▸ **Work required**:
Repeat every line of the listing below exactly, minus the pictures.

▸ **Supplied data**:
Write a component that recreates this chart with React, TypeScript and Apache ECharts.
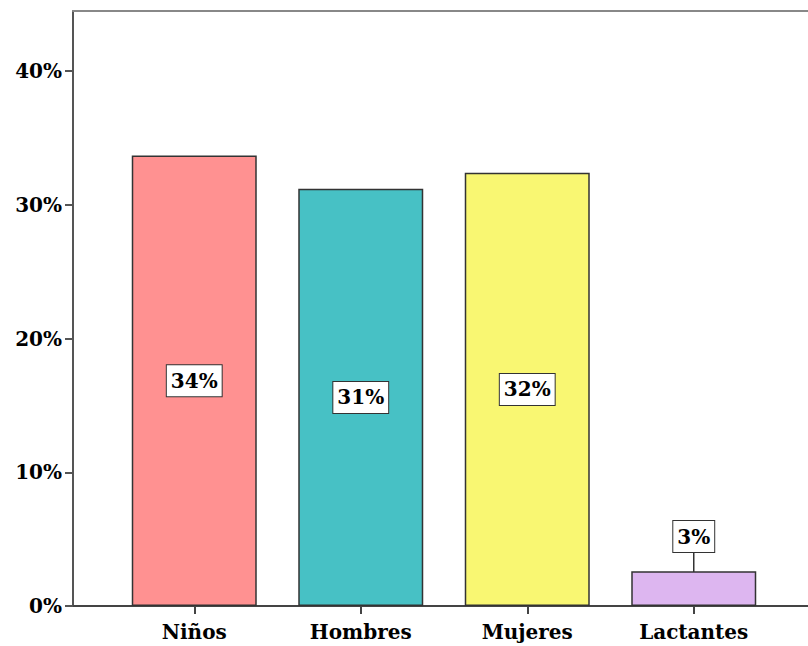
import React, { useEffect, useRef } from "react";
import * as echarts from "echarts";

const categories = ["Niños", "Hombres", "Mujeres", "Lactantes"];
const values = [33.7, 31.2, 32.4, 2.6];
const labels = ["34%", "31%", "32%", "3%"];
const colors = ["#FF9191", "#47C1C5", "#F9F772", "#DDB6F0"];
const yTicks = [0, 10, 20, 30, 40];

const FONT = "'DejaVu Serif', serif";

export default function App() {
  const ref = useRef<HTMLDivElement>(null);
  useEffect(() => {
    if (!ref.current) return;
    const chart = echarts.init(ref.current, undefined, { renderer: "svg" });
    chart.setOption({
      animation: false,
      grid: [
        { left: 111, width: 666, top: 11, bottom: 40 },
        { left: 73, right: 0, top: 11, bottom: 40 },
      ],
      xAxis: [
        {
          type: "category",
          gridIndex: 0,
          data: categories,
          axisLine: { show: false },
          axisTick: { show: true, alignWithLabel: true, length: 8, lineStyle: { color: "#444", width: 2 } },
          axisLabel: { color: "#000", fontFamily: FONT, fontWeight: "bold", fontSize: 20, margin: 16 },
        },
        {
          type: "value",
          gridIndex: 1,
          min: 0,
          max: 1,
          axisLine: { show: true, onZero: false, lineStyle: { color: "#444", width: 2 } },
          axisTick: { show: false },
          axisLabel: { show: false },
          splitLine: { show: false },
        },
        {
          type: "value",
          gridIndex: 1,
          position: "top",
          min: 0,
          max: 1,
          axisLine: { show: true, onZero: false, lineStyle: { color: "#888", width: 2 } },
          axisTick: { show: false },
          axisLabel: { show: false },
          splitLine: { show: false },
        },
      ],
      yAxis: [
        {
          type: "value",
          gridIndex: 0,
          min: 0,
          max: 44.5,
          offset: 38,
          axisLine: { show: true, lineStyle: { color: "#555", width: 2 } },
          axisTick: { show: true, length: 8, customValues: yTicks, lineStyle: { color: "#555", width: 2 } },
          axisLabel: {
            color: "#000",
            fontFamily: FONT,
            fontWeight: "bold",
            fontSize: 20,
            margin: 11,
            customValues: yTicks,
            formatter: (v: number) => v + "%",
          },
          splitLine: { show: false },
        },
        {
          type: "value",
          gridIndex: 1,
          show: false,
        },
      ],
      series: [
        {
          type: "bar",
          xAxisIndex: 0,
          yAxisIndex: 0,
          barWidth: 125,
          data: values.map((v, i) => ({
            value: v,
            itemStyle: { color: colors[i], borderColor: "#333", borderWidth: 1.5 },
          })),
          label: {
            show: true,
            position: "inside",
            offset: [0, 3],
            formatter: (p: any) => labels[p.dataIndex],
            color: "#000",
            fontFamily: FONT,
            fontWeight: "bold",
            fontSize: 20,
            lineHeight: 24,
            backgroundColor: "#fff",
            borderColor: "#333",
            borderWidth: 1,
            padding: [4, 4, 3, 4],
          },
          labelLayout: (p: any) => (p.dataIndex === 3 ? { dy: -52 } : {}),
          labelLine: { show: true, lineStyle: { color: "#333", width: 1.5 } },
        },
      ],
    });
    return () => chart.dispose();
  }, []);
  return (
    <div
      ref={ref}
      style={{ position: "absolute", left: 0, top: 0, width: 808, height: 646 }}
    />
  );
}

▸ **Task solution**:
Write a component that recreates this chart with React, TypeScript and Apache ECharts.
import React, { useEffect, useRef } from "react";
import * as echarts from "echarts";

const categories = ["Niños", "Hombres", "Mujeres", "Lactantes"];
const values = [33.7, 31.2, 32.4, 2.6];
const labels = ["34%", "31%", "32%", "3%"];
const colors = ["#FF9191", "#47C1C5", "#F9F772", "#DDB6F0"];
const yTicks = [0, 10, 20, 30, 40];

const FONT = "'DejaVu Serif', serif";

export default function App() {
  const ref = useRef<HTMLDivElement>(null);
  useEffect(() => {
    if (!ref.current) return;
    const chart = echarts.init(ref.current, undefined, { renderer: "svg" });
    chart.setOption({
      animation: false,
      grid: [
        { left: 111, width: 666, top: 11, bottom: 40 },
        { left: 73, right: 0, top: 11, bottom: 40 },
      ],
      xAxis: [
        {
          type: "category",
          gridIndex: 0,
          data: categories,
          axisLine: { show: false },
          axisTick: { show: true, alignWithLabel: true, length: 8, lineStyle: { color: "#444", width: 2 } },
          axisLabel: { color: "#000", fontFamily: FONT, fontWeight: "bold", fontSize: 20, margin: 16 },
        },
        {
          type: "value",
          gridIndex: 1,
          min: 0,
          max: 1,
          axisLine: { show: true, onZero: false, lineStyle: { color: "#444", width: 2 } },
          axisTick: { show: false },
          axisLabel: { show: false },
          splitLine: { show: false },
        },
        {
          type: "value",
          gridIndex: 1,
          position: "top",
          min: 0,
          max: 1,
          axisLine: { show: true, onZero: false, lineStyle: { color: "#888", width: 2 } },
          axisTick: { show: false },
          axisLabel: { show: false },
          splitLine: { show: false },
        },
      ],
      yAxis: [
        {
          type: "value",
          gridIndex: 0,
          min: 0,
          max: 44.5,
          offset: 38,
          axisLine: { show: true, lineStyle: { color: "#555", width: 2 } },
          axisTick: { show: true, length: 8, customValues: yTicks, lineStyle: { color: "#555", width: 2 } },
          axisLabel: {
            color: "#000",
            fontFamily: FONT,
            fontWeight: "bold",
            fontSize: 20,
            margin: 11,
            customValues: yTicks,
            formatter: (v: number) => v + "%",
          },
          splitLine: { show: false },
        },
        {
          type: "value",
          gridIndex: 1,
          show: false,
        },
      ],
      series: [
        {
          type: "bar",
          xAxisIndex: 0,
          yAxisIndex: 0,
          barWidth: 125,
          data: values.map((v, i) => ({
            value: v,
            itemStyle: { color: colors[i], borderColor: "#333", borderWidth: 1.5 },
          })),
          label: {
            show: true,
            position: "inside",
            offset: [0, 3],
            formatter: (p: any) => labels[p.dataIndex],
            color: "#000",
            fontFamily: FONT,
            fontWeight: "bold",
            fontSize: 20,
            lineHeight: 24,
            backgroundColor: "#fff",
            borderColor: "#333",
            borderWidth: 1,
            padding: [4, 4, 3, 4],
          },
          labelLayout: (p: any) => (p.dataIndex === 3 ? { dy: -52 } : {}),
          labelLine: { show: true, lineStyle: { color: "#333", width: 1.5 } },
        },
      ],
    });
    return () => chart.dispose();
  }, []);
  return (
    <div
      ref={ref}
      style={{ position: "absolute", left: 0, top: 0, width: 808, height: 646 }}
    />
  );
}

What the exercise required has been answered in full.